- Data lines -
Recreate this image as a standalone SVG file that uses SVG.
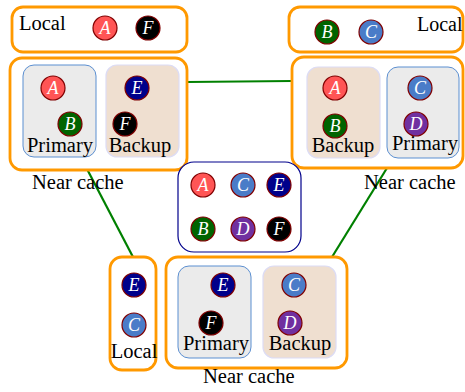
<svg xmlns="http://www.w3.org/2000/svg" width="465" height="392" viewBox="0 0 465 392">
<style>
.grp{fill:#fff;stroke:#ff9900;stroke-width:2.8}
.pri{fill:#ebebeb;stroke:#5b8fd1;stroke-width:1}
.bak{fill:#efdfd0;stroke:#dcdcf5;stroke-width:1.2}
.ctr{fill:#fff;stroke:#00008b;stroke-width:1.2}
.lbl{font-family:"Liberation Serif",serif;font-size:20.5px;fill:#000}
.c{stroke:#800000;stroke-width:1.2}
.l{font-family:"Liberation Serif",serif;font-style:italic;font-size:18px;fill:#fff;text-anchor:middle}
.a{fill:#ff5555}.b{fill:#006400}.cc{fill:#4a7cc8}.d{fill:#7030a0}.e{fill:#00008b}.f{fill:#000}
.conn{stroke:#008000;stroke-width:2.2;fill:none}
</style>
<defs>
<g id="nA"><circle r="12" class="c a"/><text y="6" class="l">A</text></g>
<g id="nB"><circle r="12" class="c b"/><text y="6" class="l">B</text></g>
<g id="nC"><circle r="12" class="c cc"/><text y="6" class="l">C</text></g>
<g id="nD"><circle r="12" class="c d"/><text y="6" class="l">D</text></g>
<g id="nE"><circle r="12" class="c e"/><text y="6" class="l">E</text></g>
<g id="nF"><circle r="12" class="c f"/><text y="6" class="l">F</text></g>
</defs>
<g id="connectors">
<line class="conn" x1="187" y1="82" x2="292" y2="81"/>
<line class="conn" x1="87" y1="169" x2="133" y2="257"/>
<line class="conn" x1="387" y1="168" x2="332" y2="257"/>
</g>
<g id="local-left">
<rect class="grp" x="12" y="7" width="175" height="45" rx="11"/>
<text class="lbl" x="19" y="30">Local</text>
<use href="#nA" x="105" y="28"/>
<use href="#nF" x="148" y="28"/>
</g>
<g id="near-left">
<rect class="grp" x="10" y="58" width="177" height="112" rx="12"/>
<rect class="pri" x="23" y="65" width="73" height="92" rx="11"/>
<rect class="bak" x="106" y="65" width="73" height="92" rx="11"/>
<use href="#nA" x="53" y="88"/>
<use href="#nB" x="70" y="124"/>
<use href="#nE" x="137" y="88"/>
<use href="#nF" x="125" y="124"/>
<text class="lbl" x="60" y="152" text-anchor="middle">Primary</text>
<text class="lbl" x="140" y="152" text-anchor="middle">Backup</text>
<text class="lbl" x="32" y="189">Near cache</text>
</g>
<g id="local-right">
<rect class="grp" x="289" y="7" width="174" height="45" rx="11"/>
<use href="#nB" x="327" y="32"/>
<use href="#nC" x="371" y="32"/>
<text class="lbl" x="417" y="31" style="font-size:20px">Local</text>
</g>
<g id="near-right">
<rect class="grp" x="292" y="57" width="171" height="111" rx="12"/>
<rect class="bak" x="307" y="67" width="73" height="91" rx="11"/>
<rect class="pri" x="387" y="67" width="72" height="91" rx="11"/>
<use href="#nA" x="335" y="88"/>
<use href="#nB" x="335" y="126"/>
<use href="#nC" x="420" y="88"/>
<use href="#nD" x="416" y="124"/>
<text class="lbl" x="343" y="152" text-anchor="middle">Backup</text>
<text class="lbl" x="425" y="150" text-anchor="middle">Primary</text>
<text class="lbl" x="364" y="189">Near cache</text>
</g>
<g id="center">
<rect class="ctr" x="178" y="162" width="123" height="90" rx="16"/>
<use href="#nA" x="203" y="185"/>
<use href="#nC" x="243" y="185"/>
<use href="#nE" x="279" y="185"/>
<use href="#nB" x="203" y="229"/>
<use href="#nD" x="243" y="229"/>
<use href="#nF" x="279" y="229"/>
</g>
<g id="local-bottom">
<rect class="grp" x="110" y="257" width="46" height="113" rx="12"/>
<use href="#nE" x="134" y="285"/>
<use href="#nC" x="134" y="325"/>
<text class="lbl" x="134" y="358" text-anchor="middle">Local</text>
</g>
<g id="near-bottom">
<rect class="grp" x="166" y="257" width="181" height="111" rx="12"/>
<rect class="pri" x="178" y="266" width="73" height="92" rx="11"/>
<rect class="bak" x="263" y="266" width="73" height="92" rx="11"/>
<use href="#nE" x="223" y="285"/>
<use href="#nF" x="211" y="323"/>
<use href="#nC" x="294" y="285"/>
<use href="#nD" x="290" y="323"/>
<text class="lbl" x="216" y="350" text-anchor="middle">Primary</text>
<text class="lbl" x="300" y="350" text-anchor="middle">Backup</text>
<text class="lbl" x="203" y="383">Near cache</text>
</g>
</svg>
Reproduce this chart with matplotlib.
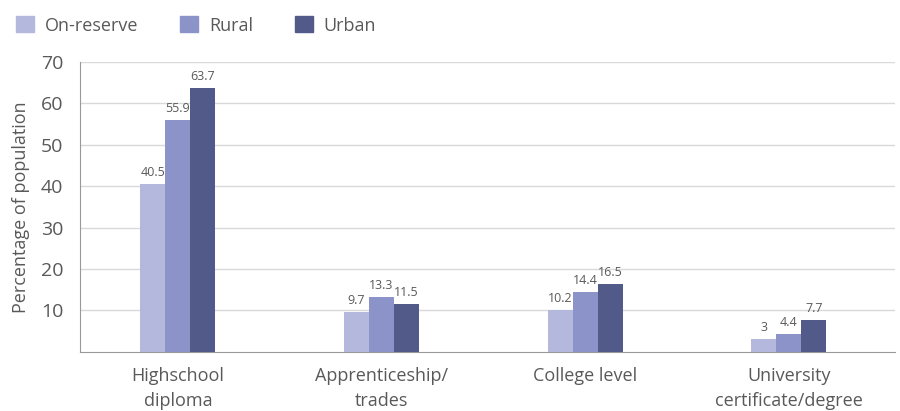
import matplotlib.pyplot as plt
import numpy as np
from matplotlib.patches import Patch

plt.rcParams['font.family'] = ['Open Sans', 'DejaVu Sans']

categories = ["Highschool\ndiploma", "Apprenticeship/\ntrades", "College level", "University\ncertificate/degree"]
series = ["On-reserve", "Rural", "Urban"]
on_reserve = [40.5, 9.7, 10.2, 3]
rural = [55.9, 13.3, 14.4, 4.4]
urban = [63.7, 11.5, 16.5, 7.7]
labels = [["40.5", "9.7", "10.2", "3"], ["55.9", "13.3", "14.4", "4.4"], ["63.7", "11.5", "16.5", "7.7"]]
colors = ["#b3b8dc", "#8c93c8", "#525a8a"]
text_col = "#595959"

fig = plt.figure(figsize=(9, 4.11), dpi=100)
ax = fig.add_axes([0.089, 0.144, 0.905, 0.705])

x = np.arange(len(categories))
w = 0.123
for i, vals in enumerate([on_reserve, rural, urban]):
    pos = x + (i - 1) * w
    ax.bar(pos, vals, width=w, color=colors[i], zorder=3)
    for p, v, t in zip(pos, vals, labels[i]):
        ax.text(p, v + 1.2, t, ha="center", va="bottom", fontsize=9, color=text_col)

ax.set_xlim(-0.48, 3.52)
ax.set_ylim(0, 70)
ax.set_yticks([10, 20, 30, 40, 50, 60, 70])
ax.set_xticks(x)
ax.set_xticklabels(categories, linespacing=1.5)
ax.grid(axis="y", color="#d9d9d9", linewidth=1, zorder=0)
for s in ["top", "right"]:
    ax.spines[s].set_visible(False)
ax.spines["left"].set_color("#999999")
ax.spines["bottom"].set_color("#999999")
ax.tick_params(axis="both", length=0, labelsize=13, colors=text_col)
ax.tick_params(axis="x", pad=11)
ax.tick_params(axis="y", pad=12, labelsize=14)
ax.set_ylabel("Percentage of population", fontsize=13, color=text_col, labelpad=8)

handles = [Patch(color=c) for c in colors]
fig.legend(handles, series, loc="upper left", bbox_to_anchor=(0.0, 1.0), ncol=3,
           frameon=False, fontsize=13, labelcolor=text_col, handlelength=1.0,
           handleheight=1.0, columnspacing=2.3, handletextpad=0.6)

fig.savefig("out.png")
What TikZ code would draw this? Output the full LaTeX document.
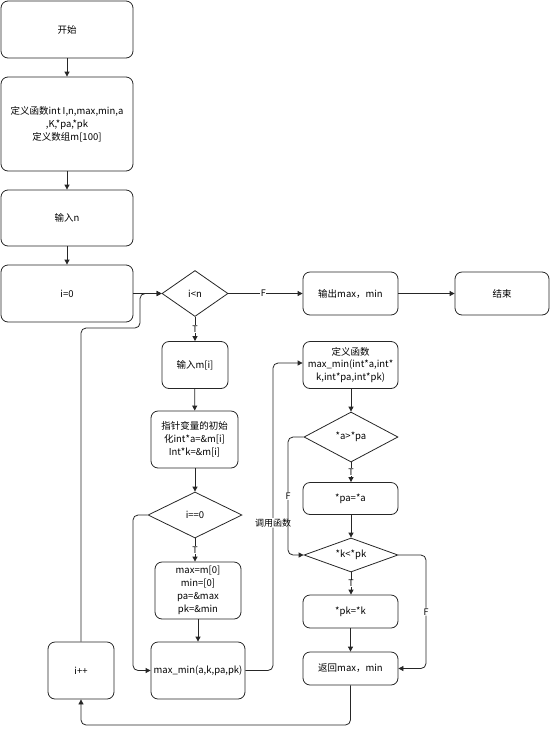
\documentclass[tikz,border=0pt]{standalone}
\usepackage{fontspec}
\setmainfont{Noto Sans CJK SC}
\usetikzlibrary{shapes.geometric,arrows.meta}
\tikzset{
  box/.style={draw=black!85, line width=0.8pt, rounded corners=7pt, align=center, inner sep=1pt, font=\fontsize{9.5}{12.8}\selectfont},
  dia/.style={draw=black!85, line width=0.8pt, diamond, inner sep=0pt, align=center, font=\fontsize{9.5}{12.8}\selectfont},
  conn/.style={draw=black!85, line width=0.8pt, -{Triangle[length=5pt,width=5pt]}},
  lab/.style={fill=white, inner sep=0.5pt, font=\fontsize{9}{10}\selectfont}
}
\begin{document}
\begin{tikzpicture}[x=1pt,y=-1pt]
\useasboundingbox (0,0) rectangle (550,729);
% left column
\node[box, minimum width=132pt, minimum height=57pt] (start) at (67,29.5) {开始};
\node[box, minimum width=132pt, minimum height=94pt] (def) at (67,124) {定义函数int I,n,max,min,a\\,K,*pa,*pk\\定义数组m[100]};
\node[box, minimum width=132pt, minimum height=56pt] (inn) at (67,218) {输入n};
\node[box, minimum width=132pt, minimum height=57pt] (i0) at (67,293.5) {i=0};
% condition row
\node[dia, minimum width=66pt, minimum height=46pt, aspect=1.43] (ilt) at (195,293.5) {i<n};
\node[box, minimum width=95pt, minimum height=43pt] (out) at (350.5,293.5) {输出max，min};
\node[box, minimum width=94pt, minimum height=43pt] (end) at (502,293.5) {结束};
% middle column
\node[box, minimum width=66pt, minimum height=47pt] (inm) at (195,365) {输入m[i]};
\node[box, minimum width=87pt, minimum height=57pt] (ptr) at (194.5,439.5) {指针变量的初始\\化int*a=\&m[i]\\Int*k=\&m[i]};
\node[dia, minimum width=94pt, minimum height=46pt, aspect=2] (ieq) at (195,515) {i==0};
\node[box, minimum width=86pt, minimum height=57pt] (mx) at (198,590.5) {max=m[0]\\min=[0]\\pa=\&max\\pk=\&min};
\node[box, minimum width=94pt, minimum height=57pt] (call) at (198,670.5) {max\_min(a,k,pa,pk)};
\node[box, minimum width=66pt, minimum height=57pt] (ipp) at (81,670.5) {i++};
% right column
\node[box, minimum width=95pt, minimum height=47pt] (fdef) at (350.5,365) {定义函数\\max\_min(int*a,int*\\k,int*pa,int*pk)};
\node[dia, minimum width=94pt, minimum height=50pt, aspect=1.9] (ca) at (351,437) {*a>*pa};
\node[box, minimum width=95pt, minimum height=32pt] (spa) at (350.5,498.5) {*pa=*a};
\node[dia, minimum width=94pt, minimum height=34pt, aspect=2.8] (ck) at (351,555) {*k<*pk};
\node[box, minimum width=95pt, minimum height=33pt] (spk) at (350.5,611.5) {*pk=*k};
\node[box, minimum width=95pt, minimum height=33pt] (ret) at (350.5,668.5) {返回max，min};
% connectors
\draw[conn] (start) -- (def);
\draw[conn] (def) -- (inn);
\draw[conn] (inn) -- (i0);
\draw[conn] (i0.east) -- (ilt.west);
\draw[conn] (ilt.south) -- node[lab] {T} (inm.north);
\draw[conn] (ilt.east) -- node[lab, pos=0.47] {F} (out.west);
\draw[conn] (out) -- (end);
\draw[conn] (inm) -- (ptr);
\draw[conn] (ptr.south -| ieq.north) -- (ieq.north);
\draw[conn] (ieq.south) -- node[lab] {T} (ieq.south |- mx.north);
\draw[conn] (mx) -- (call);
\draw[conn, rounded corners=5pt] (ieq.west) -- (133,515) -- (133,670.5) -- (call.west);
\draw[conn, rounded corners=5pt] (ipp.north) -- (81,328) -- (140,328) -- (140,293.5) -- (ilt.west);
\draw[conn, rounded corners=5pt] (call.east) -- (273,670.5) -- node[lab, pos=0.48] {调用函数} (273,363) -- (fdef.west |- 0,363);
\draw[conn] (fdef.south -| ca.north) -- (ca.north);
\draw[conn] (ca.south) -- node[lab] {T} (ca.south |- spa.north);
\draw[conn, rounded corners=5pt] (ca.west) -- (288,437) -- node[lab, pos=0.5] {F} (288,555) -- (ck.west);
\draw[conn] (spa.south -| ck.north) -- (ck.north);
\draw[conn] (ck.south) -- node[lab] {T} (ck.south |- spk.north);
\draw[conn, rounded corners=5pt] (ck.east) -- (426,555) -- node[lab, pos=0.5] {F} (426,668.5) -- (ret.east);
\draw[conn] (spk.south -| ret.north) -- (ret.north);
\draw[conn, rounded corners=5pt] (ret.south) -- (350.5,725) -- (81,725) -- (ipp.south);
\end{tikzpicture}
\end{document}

- Goal of the exercise -
Each line that holds the word "standalone" should be extracted from the records.

- Answer below -
Recreate this image as a standalone SVG file that uses SVG.
\documentclass[tikz,border=0pt]{standalone}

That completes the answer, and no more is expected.